Alfredo J. Artiles is professor of Culture, Society, and Education in the School of Social Transformation at Arizona State University. His interdisciplinary scholarship examines the ways cultural practices and ideologies of difference mediate school responses to students’ needs. His research also focuses on teacher learning for social justice. Artiles has published extensively for research, policy, and practice audiences in education, psychology, and related disciplines. His work has been published or reprinted in English, Spanish, French, Portuguese, and Hungarian. He is editor of the International Multilingual Research Journal, and edits the book series Disability, Culture, and Equity (Teachers College Press). Artiles has made over 240 professional presentations in the United States, Latin America, Africa, and Europe. He is vice president of the American Educational Research Association’s (AERA) Division on the Social Contexts of Education (2009–2011), an AERA Fellow, a Spencer Foundation/National Academy of Education Postdoctoral Fellow, and a Resident Fellow at the Center for Advanced Study in the Behavioral Sciences (Stanford University). His work has been supported by the U.S. Department of Education, the Spencer Foundation, the University of California’s Linguistic Minority Research Institute, Vanderbilt University’s Learning Sciences Institute, and the Motorola Foundation, among others.

Elizabeth B. Kozleski holds an EdD from the University of Northern Colorado. She is a professor of Culture, Society, and Education in ASU’s School of Social Transformation. She holds the UNESCO Chair in Inclusive International Research and the national 2011 TED-Pearson award for Teacher Education. Her scholarship theorizes and examines systems transformation in schools; how identity, culture, ability, and practices are negotiated in classrooms and schools; and how schools become purposeful sites for professional learning. Her work has been recognized internationally and includes a coedited (with Alfredo Artiles) book series, Disability, Culture, and Equity (Teachers College Press).

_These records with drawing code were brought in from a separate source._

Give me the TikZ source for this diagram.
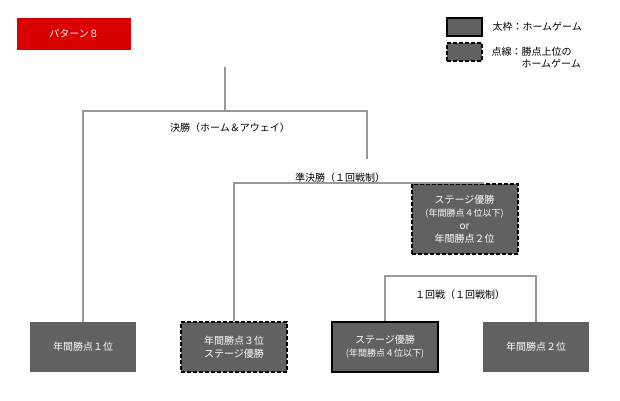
\documentclass[tikz,border=0pt]{standalone}
\usepackage{fontspec}
\setmainfont{Noto Sans CJK JP}
\usetikzlibrary{positioning}
\tikzstyle{team} = [rectangle, fill=black!62, text=white, align=center,
    minimum width=106pt, minimum height=50pt, font=\fontsize{10}{13}\selectfont]
\tikzstyle{home} = [team, draw=black, line width=2pt]
\tikzstyle{upper} = [team, draw=black, line width=2pt, dash pattern=on 4pt off 2pt]
\tikzstyle{line} = [draw, black!40, line width=1.4pt]
\tikzstyle{round} = [font=\fontsize{10}{12}\selectfont]
\tikzstyle{small} = [font=\fontsize{7.5}{9}\selectfont]

\begin{document}
\begin{tikzpicture}[x=1pt, y=-1pt]
    \useasboundingbox (0,0) rectangle (620,400);
    % Place nodes
    \node [fill=red!85!black, text=white, minimum width=114pt, minimum height=32pt,
        font=\fontsize{10}{12}\selectfont] (pattern) at (74,34) {パターン８};
    \node [team, draw=black, line width=2pt, minimum width=35pt, minimum height=18pt] (keyHome) at (464.5,27) {};
    \node [team, draw=black, line width=2pt, dash pattern=on 4pt off 2pt,
        minimum width=35pt, minimum height=18pt] (keyUpper) at (464.5,52) {};
    \node [round, anchor=west, right=6pt of keyHome] (keyHomeText) {太枠：ホームゲーム};
    \node [round, anchor=north west, align=left] (keyUpperText) at (488,44)
        {点線：勝点上位の\\\hspace{3em}ホームゲーム};
    \node [team] (first) at (83,347) {年間勝点１位};
    \node [upper] (third) at (234,347) {年間勝点３位\\ステージ優勝};
    \node [home] (stage) at (385,347) {ステージ優勝\\{\small (年間勝点４位以下)}};
    \node [team] (second) at (536,347) {年間勝点２位};
    \node [upper, minimum height=70pt] (semi) at (464.5,219)
        {ステージ優勝\\{\small (年間勝点４位以下)}\\or\\年間勝点２位};
    \coordinate (top) at (225,67);
    \coordinate (final) at (225,111);
    \coordinate (semiTop) at (367,159);
    \coordinate (roundTop) at (460,276);
    % Draw edges
    \path [line] (top) -- (final);
    \path [line] (first) |- (semiTop |- final) -- (semiTop);
    \path [line] (third) |- (semi.north -| 483,0) -- (483,184);
    \path [line] (stage) |- (roundTop) -| (second);
    % Labels
    \node [round] (finalLabel) at (230,128) {決勝（ホーム＆アウェイ）};
    \node [round] (semiLabel) at (340,178) {準決勝（１回戦制）};
    \node [round] (roundLabel) at (460,295) {１回戦（１回戦制）};
\end{tikzpicture}
\end{document}
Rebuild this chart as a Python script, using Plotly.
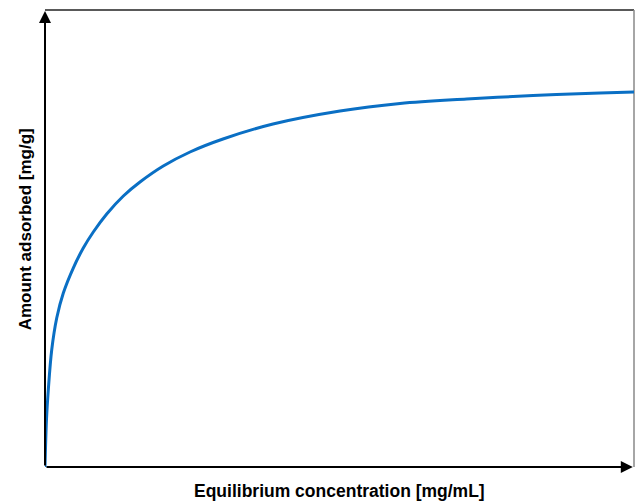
import plotly.graph_objects as go

# Equilibrium concentration (arbitrary units)
conc = [0.0, 0.025, 0.056, 0.114, 0.199, 0.311, 0.480, 0.650, 0.820, 1.048,
        1.330, 1.613, 2.008, 2.462, 3.022, 3.871, 5.008, 6.027, 7.160, 8.285,
        9.423, 10.0]
# Amount adsorbed (arbitrary units)
adsorbed = [0.0, 1.028, 1.685, 2.560, 3.260, 3.807, 4.354, 4.792, 5.142, 5.536,
            5.930, 6.236, 6.586, 6.893, 7.177, 7.505, 7.790, 7.954, 8.053, 8.129,
            8.184, 8.206]

x_title = "Equilibrium concentration [mg/mL]"
y_title = "Amount adsorbed [mg/g]"

fig = go.Figure()
fig.add_trace(go.Scatter(
    x=conc, y=adsorbed, mode="lines",
    line=dict(color="#0A6FC4", width=3, shape="spline", smoothing=1.0),
    hoverinfo="skip", showlegend=False, cliponaxis=False,
))

axis_common = dict(showgrid=False, zeroline=False, showticklabels=False,
                   ticks="", showline=False, fixedrange=True)

fig.update_layout(
    width=643, height=502,
    margin=dict(l=45, r=9, t=10, b=35),
    paper_bgcolor="white", plot_bgcolor="white",
    xaxis=dict(range=[0, 10], **axis_common),
    yaxis=dict(range=[0, 10], **axis_common),
    showlegend=False,
    font=dict(family="Liberation Sans, Arial, sans-serif", color="black"),
)

# top and right frame lines
fig.add_shape(type="line", xref="paper", yref="paper", x0=0, y0=1, x1=1, y1=1,
              line=dict(color="#222222", width=1.5), layer="below")
fig.add_shape(type="line", xref="paper", yref="paper", x0=1, y0=0, x1=1, y1=1,
              line=dict(color="#888888", width=1.5), layer="below")

# arrowed axes
fig.add_annotation(x=9.98, y=0, ax=0, ay=0, xref="x", yref="y", axref="x", ayref="y",
                   showarrow=True, arrowhead=2, arrowsize=1.2, arrowwidth=2,
                   arrowcolor="black", text="")
fig.add_annotation(x=0, y=9.98, ax=0, ay=0, xref="x", yref="y", axref="x", ayref="y",
                   showarrow=True, arrowhead=2, arrowsize=1.2, arrowwidth=2,
                   arrowcolor="black", text="")

# axis titles
fig.add_annotation(x=0.5, y=-0.0525, xref="paper", yref="paper", xanchor="center",
                   yanchor="middle", showarrow=False,
                   text="<b>" + x_title + "</b>", font=dict(size=17.5))
fig.add_annotation(x=-0.034, y=0.52, xref="paper", yref="paper", xanchor="center",
                   yanchor="middle", showarrow=False, textangle=-90,
                   text="<b>" + y_title + "</b>", font=dict(size=17))

fig.write_html("out.html")
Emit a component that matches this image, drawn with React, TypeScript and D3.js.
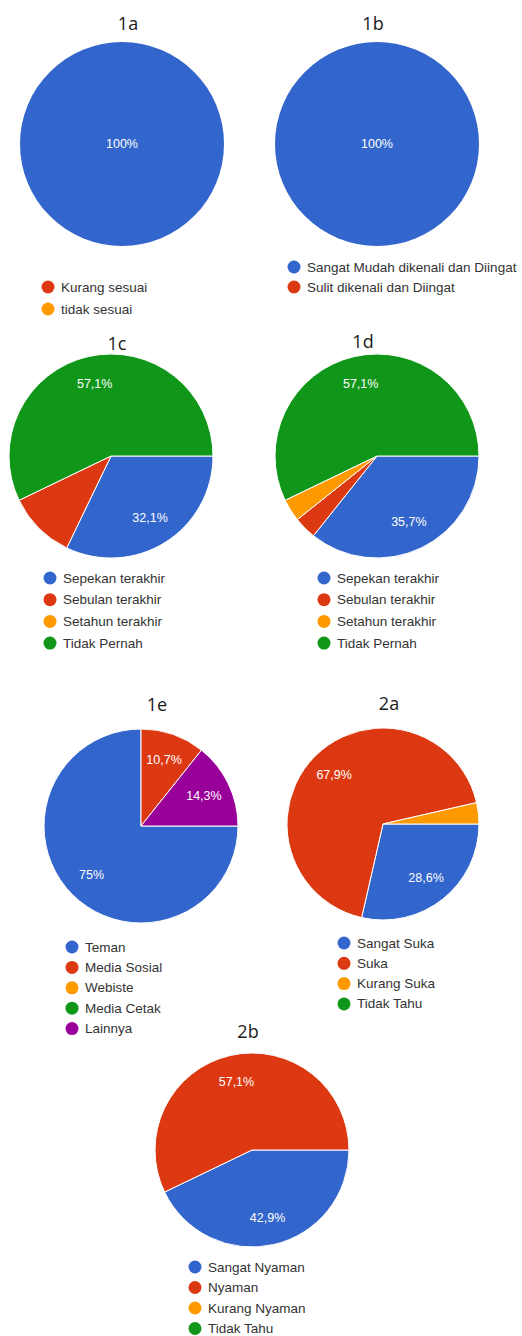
import * as d3 from 'd3'

const BLUE = '#3366cc'
const RED = '#dc3912'
const ORANGE = '#ff9900'
const GREEN = '#109618'
const PURPLE = '#990099'

// responses out of 28 per question
const values1a = [28]
const colors1a = [BLUE]
const legend1a = ['Kurang sesuai', 'tidak sesuai']
const legendColors1a = [RED, ORANGE]

const values1b = [28, 0]
const colors1b = [BLUE, RED]
const legend1b = ['Sangat Mudah dikenali dan Diingat', 'Sulit dikenali dan Diingat']

const categories1c = ['Sepekan terakhir', 'Sebulan terakhir', 'Setahun terakhir', 'Tidak Pernah']
const values1c = [9, 3, 0, 16]
const labelled1c = [true, false, false, true]

const values1d = [10, 1, 1, 16]
const labelled1d = [true, false, false, true]

const categories1e = ['Teman', 'Media Sosial', 'Webiste', 'Media Cetak', 'Lainnya']
const values1e = [21, 3, 0, 0, 4]
const labelled1e = [true, true, false, false, true]

const categories2a = ['Sangat Suka', 'Suka', 'Kurang Suka', 'Tidak Tahu']
const values2a = [8, 19, 1, 0]
const labelled2a = [true, true, false, false]

const categories2b = ['Sangat Nyaman', 'Nyaman', 'Kurang Nyaman', 'Tidak Tahu']
const values2b = [12, 16, 0, 0]
const labelled2b = [true, true, false, false]

const colors4 = [BLUE, RED, ORANGE, GREEN]
const colors5 = [BLUE, RED, ORANGE, GREEN, PURPLE]

interface ChartSpec {
  title: string
  values: number[]
  colors: string[]
  labelled?: boolean[]
  legend: string[]
  legendColors: string[]
  cx: number
  cy: number
  r: number
  tx: number
  ty: number
  lx: number
  ly: number
  step: number
}

const charts: ChartSpec[] = [
  { title: '1a', values: values1a, colors: colors1a, legend: legend1a, legendColors: legendColors1a,
    cx: 122, cy: 144, r: 102, tx: 128, ty: 23, lx: 48, ly: 287, step: 22 },
  { title: '1b', values: values1b, colors: colors1b, labelled: [true, false], legend: legend1b, legendColors: colors1b,
    cx: 377, cy: 144, r: 102, tx: 373, ty: 23, lx: 294, ly: 267, step: 20 },
  { title: '1c', values: values1c, colors: colors4, labelled: labelled1c, legend: categories1c, legendColors: colors4,
    cx: 111, cy: 456, r: 102, tx: 117, ty: 343, lx: 50, ly: 578, step: 21.7 },
  { title: '1d', values: values1d, colors: colors4, labelled: labelled1d, legend: categories1c, legendColors: colors4,
    cx: 377, cy: 456, r: 102, tx: 363, ty: 341, lx: 324, ly: 578, step: 21.7 },
  { title: '1e', values: values1e, colors: colors5, labelled: labelled1e, legend: categories1e, legendColors: colors5,
    cx: 141, cy: 826, r: 97, tx: 157, ty: 704, lx: 72, ly: 947, step: 20.4 },
  { title: '2a', values: values2a, colors: colors4, labelled: labelled2a, legend: categories2a, legendColors: colors4,
    cx: 383, cy: 824, r: 96, tx: 389, ty: 703, lx: 344, ly: 943, step: 20.3 },
  { title: '2b', values: values2b, colors: colors4, labelled: labelled2b, legend: categories2b, legendColors: colors4,
    cx: 252, cy: 1150, r: 97, tx: 248, ty: 1031, lx: 195, ly: 1267, step: 20.5 },
]

const fmtPct = (v: number) => {
  const s = d3.format('.1f')(v * 100)
  return (s.endsWith('.0') ? s.slice(0, -2) : s.replace('.', ',')) + '%'
}

function Pie({ spec }: { spec: ChartSpec }) {
  const total = d3.sum(spec.values)
  const pie = d3
    .pie<number>()
    .sort(null)
    .startAngle(Math.PI / 2)
    .endAngle(Math.PI / 2 + 2 * Math.PI)
  const arcs = pie(spec.values)
  const arc = d3.arc<d3.PieArcDatum<number>>().innerRadius(0).outerRadius(spec.r)
  const labelArc = d3
    .arc<d3.PieArcDatum<number>>()
    .innerRadius(spec.r * 0.72)
    .outerRadius(spec.r * 0.72)
  const single = spec.values.filter(v => v > 0).length === 1

  return (
    <g>
      <text
        x={spec.tx}
        y={spec.ty}
        textAnchor="middle"
        dominantBaseline="central"
        fontFamily="'Open Sans', Lato, sans-serif"
        fontSize={18}
        fill="#1a1a1a"
      >
        {spec.title}
      </text>
      <g transform={`translate(${spec.cx},${spec.cy})`}>
        {single ? (
          <circle r={spec.r} fill={spec.colors[spec.values.findIndex(v => v > 0)]} />
        ) : (
          arcs.map((a, i) =>
            a.value > 0 ? (
              <path key={i} d={arc(a) ?? ''} fill={spec.colors[i]} stroke="#fff" strokeWidth={1} />
            ) : null
          )
        )}
        {arcs.map((a, i) => {
          if (a.value <= 0) return null
          if (spec.labelled && !spec.labelled[i]) return null
          const [x, y] = single ? [0, 0] : labelArc.centroid(a)
          return (
            <text
              key={'l' + i}
              x={x}
              y={y}
              textAnchor="middle"
              dominantBaseline="central"
              fontFamily="'Liberation Sans', Arial, sans-serif"
              fontSize={12.5}
              fill="#fff"
            >
              {fmtPct(a.value / total)}
            </text>
          )
        })}
      </g>
      <g>
        {spec.legend.map((name, i) => (
          <g key={name} transform={`translate(${spec.lx},${spec.ly + i * spec.step})`}>
            <circle r={6.5} fill={spec.legendColors[i]} />
            <text
              x={13}
              y={0}
              dominantBaseline="central"
              fontFamily="'Liberation Sans', Arial, sans-serif"
              fontSize={13.5}
              fill="#333"
            >
              {name}
            </text>
          </g>
        ))}
      </g>
    </g>
  )
}

export default function App() {
  return (
    <svg
      width={522}
      height={1336}
      style={{ position: 'absolute', left: 0, top: 0, background: '#fff' }}
    >
      <rect width={522} height={1336} fill="#fff" />
      {charts.map(c => (
        <Pie key={c.title} spec={c} />
      ))}
    </svg>
  )
}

Federico R. Waitoller is an assistant professor at the Special Education Department in the College of Education at the University of Illinois at Chicago. He has been awarded the American Educational Research Association Minority Dissertation Fellowship and has presented his work at national and international conferences and research forums. His research agenda focuses on contemporary equity challenges in inclusive and urban education. In particular, he studies the role of institutions and educational reforms in mediating teachers’ identity and learning for inclusive education and the overrepresentation of minority students in special education. Waitoller has published his work in national and international peer-reviewed journals and in edited volumes. His most recent publications (with colleagues) include “The Miners Canary: A Review of Overrepresentation Research and Explanations” (Journal of Special Education) and “Teacher Learning for Inclusive Education: Understanding Teaching as a Cultural and Political Act,” (International Journal of Inclusive Education).